─── DATA

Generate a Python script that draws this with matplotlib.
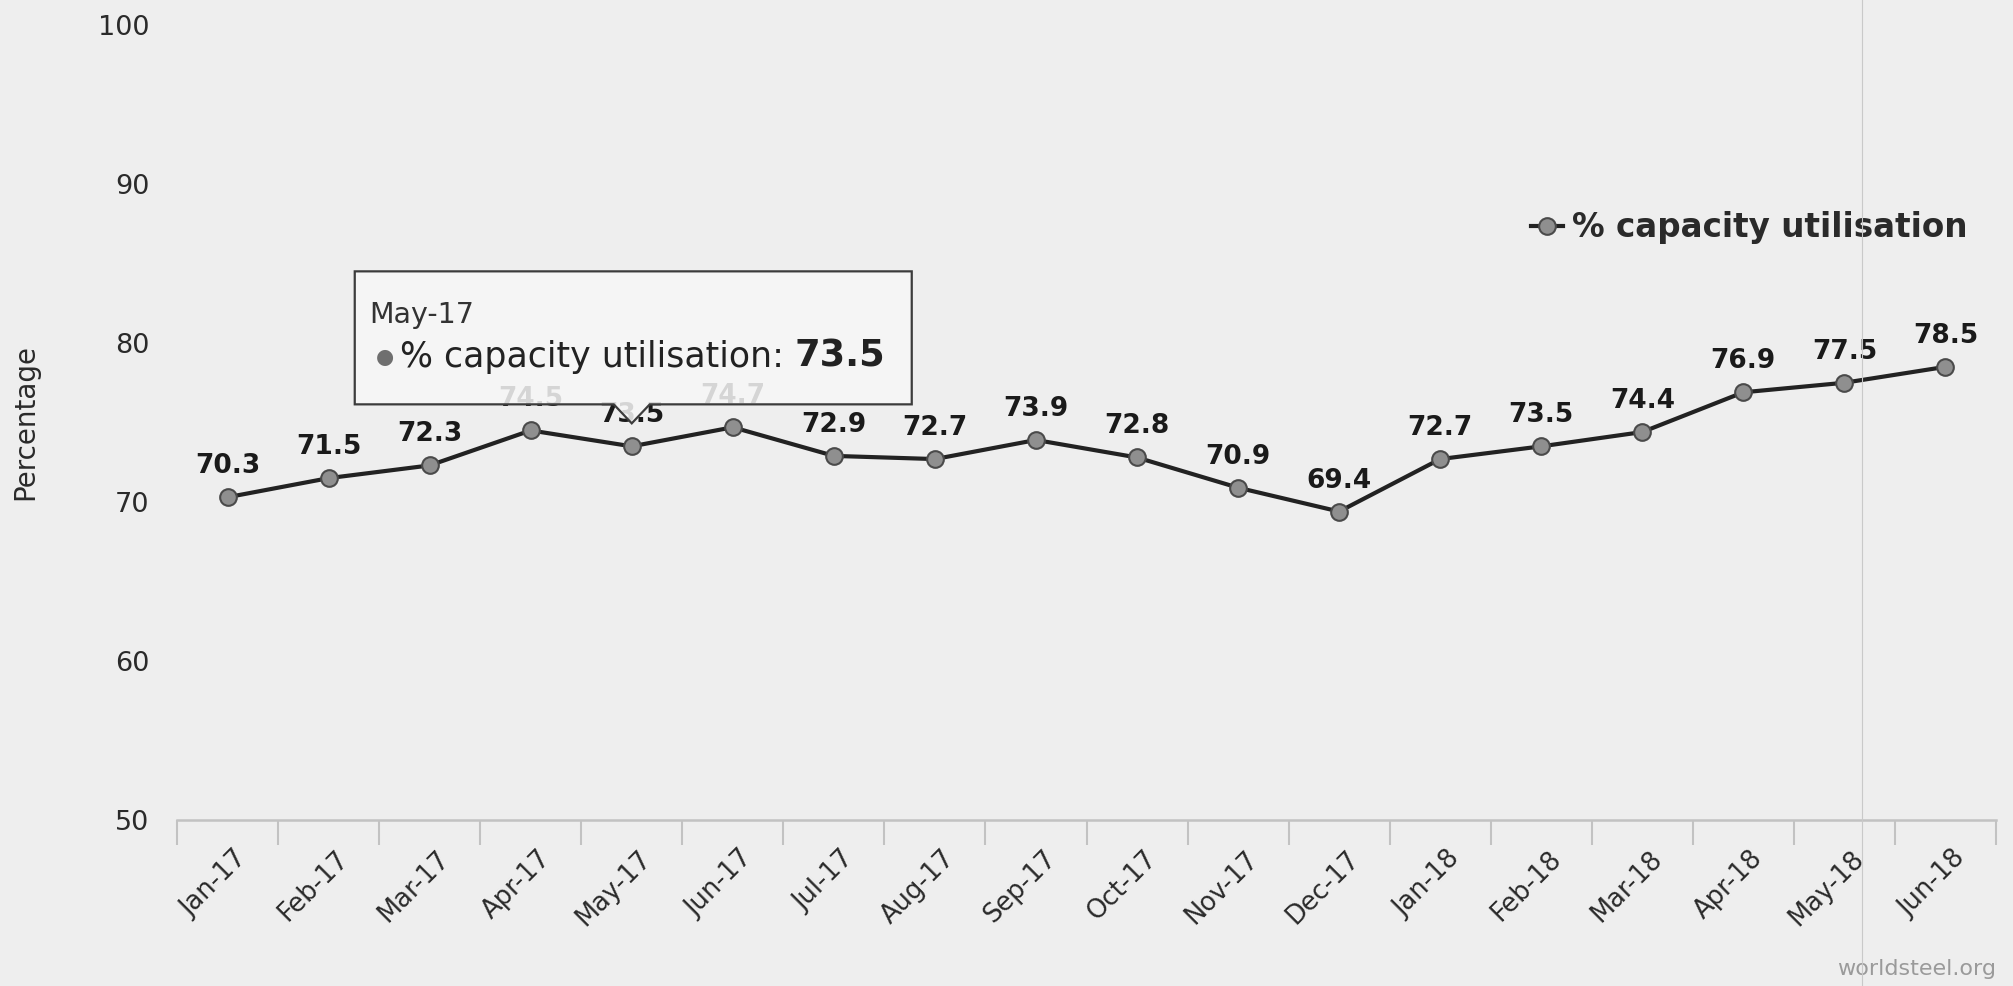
import numpy as np
import matplotlib
matplotlib.use("Agg")
import matplotlib.pyplot as plt
from matplotlib.path import Path
from matplotlib.patches import PathPatch
from matplotlib.lines import Line2D
from matplotlib.transforms import ScaledTranslation, IdentityTransform

# ---- data -------------------------------------------------------------
months = ["Jan-17", "Feb-17", "Mar-17", "Apr-17", "May-17", "Jun-17",
          "Jul-17", "Aug-17", "Sep-17", "Oct-17", "Nov-17", "Dec-17",
          "Jan-18", "Feb-18", "Mar-18", "Apr-18", "May-18", "Jun-18"]
capacity = [70.3, 71.5, 72.3, 74.5, 73.5, 74.7,
            72.9, 72.7, 73.9, 72.8, 70.9, 69.4,
            72.7, 73.5, 74.4, 76.9, 77.5, 78.5]
y_ticks = [50, 60, 70, 80, 90, 100]
series_name = "% capacity utilisation"
y_title = "Percentage"
credit = "worldsteel.org"
hover_index = 4  # point shown in the tooltip

# ---- style ------------------------------------------------------------
BG = "#eeeeee"
LINE = "#222222"
AXIS = "#c2c2c2"
TEXT = "#2a2a2a"
plt.rcParams["font.family"] = ["DejaVu Sans"]

W, H = 2013, 986
fig = plt.figure(figsize=(W / 100, H / 100), dpi=100, facecolor=BG)
ax = fig.add_axes([177 / W, 1 - 820 / H, (1996 - 177) / W, (820 - 25) / H])
ax.set_facecolor(BG)

x = np.arange(len(months))
ax.plot(x, capacity, color=LINE, lw=3, marker="o", ms=12,
        mfc="#8f8f8f", mec="#4a4a4a", mew=1.5, zorder=3,
        clip_on=False, label=series_name)

ax.set_xlim(-0.5, len(months) - 0.5)
ax.set_ylim(y_ticks[0], y_ticks[-1])

# y axis
ax.set_yticks(y_ticks)
ax.tick_params(axis="y", length=0, pad=20, labelsize=19.5, labelcolor=TEXT)
ax.set_ylabel(y_title, fontsize=20, color=TEXT)
ax.yaxis.set_label_coords(-0.076, 0.5)

# x axis: labels at category centres, tick marks on category boundaries
ax.set_xticks(x)
ax.set_xticklabels(months, rotation=45, ha="right", va="center",
                   rotation_mode="anchor")
ax.tick_params(axis="x", which="major", length=0, pad=25,
               labelsize=18.5, labelcolor=TEXT)
shift = ScaledTranslation(16 / 100, 0, fig.dpi_scale_trans)
for lab in ax.get_xticklabels():
    lab.set_transform(lab.get_transform() + shift)
ax.set_xticks(np.arange(-0.5, len(months), 1), minor=True)
ax.tick_params(axis="x", which="minor", length=18, width=1.5,
               color=AXIS, direction="out")

for side in ("left", "top", "right"):
    ax.spines[side].set_visible(False)
ax.spines["bottom"].set_color(AXIS)
ax.spines["bottom"].set_linewidth(1.8)

# value labels above each point
for xi, v in zip(x, capacity):
    ax.annotate(f"{v:.1f}", (xi, v), xytext=(0, 31),
                textcoords="offset pixels", ha="center", va="center",
                fontsize=19, fontweight="bold", color="#1a1a1a", zorder=4)

# legend
leg = ax.legend(loc="center right", bbox_to_anchor=(1967 / W, 1 - 228 / H),
                bbox_transform=fig.transFigure, frameon=False,
                fontsize=23.5, handlelength=1.0, handletextpad=0.25,
                borderpad=0, borderaxespad=0)
for t in leg.get_texts():
    t.set_fontweight("bold")
    t.set_color(TEXT)

# tooltip for the hovered point
fig.canvas.draw()
px, py = ax.transData.transform((x[hover_index], capacity[hover_index]))
tip_y = py + 23
bottom, top = py + 42, py + 175
left, right = px - 277, px + 280
verts = [(left, bottom), (px - 18, bottom), (px, tip_y), (px + 18, bottom),
         (right, bottom), (right, top), (left, top), (left, bottom)]
codes = [Path.MOVETO] + [Path.LINETO] * 6 + [Path.CLOSEPOLY]
tip_patch = PathPatch(Path(verts, codes), transform=IdentityTransform(),
                      facecolor=(0.97, 0.97, 0.97, 0.85),
                      edgecolor="#3c3c3c", lw=1.6, zorder=6)
ax.add_artist(tip_patch)

pt = (x[hover_index], capacity[hover_index])
ax.annotate(months[hover_index], pt, xytext=(-262, 131),
            textcoords="offset pixels", ha="left", va="center",
            fontsize=20.5, color="#333333", zorder=7)
ax.annotate("\u25CF", pt, xytext=(-247, 89), textcoords="offset pixels",
            ha="center", va="center", fontsize=15, color="#6f6f6f", zorder=7)
t1 = ax.annotate(series_name + ": ", pt, xytext=(-232, 89),
                 textcoords="offset pixels", ha="left", va="center",
                 fontsize=25, color="#222222", zorder=7)
ax.annotate(f"{capacity[hover_index]:.1f}", xy=(1, 0), xycoords=t1,
            ha="left", va="bottom", fontsize=26.5, fontweight="bold",
            color="#222222", zorder=7)

# credits
fig.text(1996 / W, 1 - 969 / H, credit, ha="right", va="center",
         fontsize=16, color="#9a9a9a")

# thin vertical seam line
fig.add_artist(Line2D([1862 / W, 1862 / W], [0, 1], transform=fig.transFigure,
                      color="#c9c9c9", lw=0.8, zorder=10))

fig.savefig("out.png", dpi=100, facecolor=BG)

──────

> [PROBLEM DESCRIPTION]
Quote the listing above in full, except for the pictures.

> [SOLUTION FOR THIS TASK]
Generate a Python script that draws this with matplotlib.
import numpy as np
import matplotlib
matplotlib.use("Agg")
import matplotlib.pyplot as plt
from matplotlib.path import Path
from matplotlib.patches import PathPatch
from matplotlib.lines import Line2D
from matplotlib.transforms import ScaledTranslation, IdentityTransform

# ---- data -------------------------------------------------------------
months = ["Jan-17", "Feb-17", "Mar-17", "Apr-17", "May-17", "Jun-17",
          "Jul-17", "Aug-17", "Sep-17", "Oct-17", "Nov-17", "Dec-17",
          "Jan-18", "Feb-18", "Mar-18", "Apr-18", "May-18", "Jun-18"]
capacity = [70.3, 71.5, 72.3, 74.5, 73.5, 74.7,
            72.9, 72.7, 73.9, 72.8, 70.9, 69.4,
            72.7, 73.5, 74.4, 76.9, 77.5, 78.5]
y_ticks = [50, 60, 70, 80, 90, 100]
series_name = "% capacity utilisation"
y_title = "Percentage"
credit = "worldsteel.org"
hover_index = 4  # point shown in the tooltip

# ---- style ------------------------------------------------------------
BG = "#eeeeee"
LINE = "#222222"
AXIS = "#c2c2c2"
TEXT = "#2a2a2a"
plt.rcParams["font.family"] = ["DejaVu Sans"]

W, H = 2013, 986
fig = plt.figure(figsize=(W / 100, H / 100), dpi=100, facecolor=BG)
ax = fig.add_axes([177 / W, 1 - 820 / H, (1996 - 177) / W, (820 - 25) / H])
ax.set_facecolor(BG)

x = np.arange(len(months))
ax.plot(x, capacity, color=LINE, lw=3, marker="o", ms=12,
        mfc="#8f8f8f", mec="#4a4a4a", mew=1.5, zorder=3,
        clip_on=False, label=series_name)

ax.set_xlim(-0.5, len(months) - 0.5)
ax.set_ylim(y_ticks[0], y_ticks[-1])

# y axis
ax.set_yticks(y_ticks)
ax.tick_params(axis="y", length=0, pad=20, labelsize=19.5, labelcolor=TEXT)
ax.set_ylabel(y_title, fontsize=20, color=TEXT)
ax.yaxis.set_label_coords(-0.076, 0.5)

# x axis: labels at category centres, tick marks on category boundaries
ax.set_xticks(x)
ax.set_xticklabels(months, rotation=45, ha="right", va="center",
                   rotation_mode="anchor")
ax.tick_params(axis="x", which="major", length=0, pad=25,
               labelsize=18.5, labelcolor=TEXT)
shift = ScaledTranslation(16 / 100, 0, fig.dpi_scale_trans)
for lab in ax.get_xticklabels():
    lab.set_transform(lab.get_transform() + shift)
ax.set_xticks(np.arange(-0.5, len(months), 1), minor=True)
ax.tick_params(axis="x", which="minor", length=18, width=1.5,
               color=AXIS, direction="out")

for side in ("left", "top", "right"):
    ax.spines[side].set_visible(False)
ax.spines["bottom"].set_color(AXIS)
ax.spines["bottom"].set_linewidth(1.8)

# value labels above each point
for xi, v in zip(x, capacity):
    ax.annotate(f"{v:.1f}", (xi, v), xytext=(0, 31),
                textcoords="offset pixels", ha="center", va="center",
                fontsize=19, fontweight="bold", color="#1a1a1a", zorder=4)

# legend
leg = ax.legend(loc="center right", bbox_to_anchor=(1967 / W, 1 - 228 / H),
                bbox_transform=fig.transFigure, frameon=False,
                fontsize=23.5, handlelength=1.0, handletextpad=0.25,
                borderpad=0, borderaxespad=0)
for t in leg.get_texts():
    t.set_fontweight("bold")
    t.set_color(TEXT)

# tooltip for the hovered point
fig.canvas.draw()
px, py = ax.transData.transform((x[hover_index], capacity[hover_index]))
tip_y = py + 23
bottom, top = py + 42, py + 175
left, right = px - 277, px + 280
verts = [(left, bottom), (px - 18, bottom), (px, tip_y), (px + 18, bottom),
         (right, bottom), (right, top), (left, top), (left, bottom)]
codes = [Path.MOVETO] + [Path.LINETO] * 6 + [Path.CLOSEPOLY]
tip_patch = PathPatch(Path(verts, codes), transform=IdentityTransform(),
                      facecolor=(0.97, 0.97, 0.97, 0.85),
                      edgecolor="#3c3c3c", lw=1.6, zorder=6)
ax.add_artist(tip_patch)

pt = (x[hover_index], capacity[hover_index])
ax.annotate(months[hover_index], pt, xytext=(-262, 131),
            textcoords="offset pixels", ha="left", va="center",
            fontsize=20.5, color="#333333", zorder=7)
ax.annotate("\u25CF", pt, xytext=(-247, 89), textcoords="offset pixels",
            ha="center", va="center", fontsize=15, color="#6f6f6f", zorder=7)
t1 = ax.annotate(series_name + ": ", pt, xytext=(-232, 89),
                 textcoords="offset pixels", ha="left", va="center",
                 fontsize=25, color="#222222", zorder=7)
ax.annotate(f"{capacity[hover_index]:.1f}", xy=(1, 0), xycoords=t1,
            ha="left", va="bottom", fontsize=26.5, fontweight="bold",
            color="#222222", zorder=7)

# credits
fig.text(1996 / W, 1 - 969 / H, credit, ha="right", va="center",
         fontsize=16, color="#9a9a9a")

# thin vertical seam line
fig.add_artist(Line2D([1862 / W, 1862 / W], [0, 1], transform=fig.transFigure,
                      color="#c9c9c9", lw=0.8, zorder=10))

fig.savefig("out.png", dpi=100, facecolor=BG)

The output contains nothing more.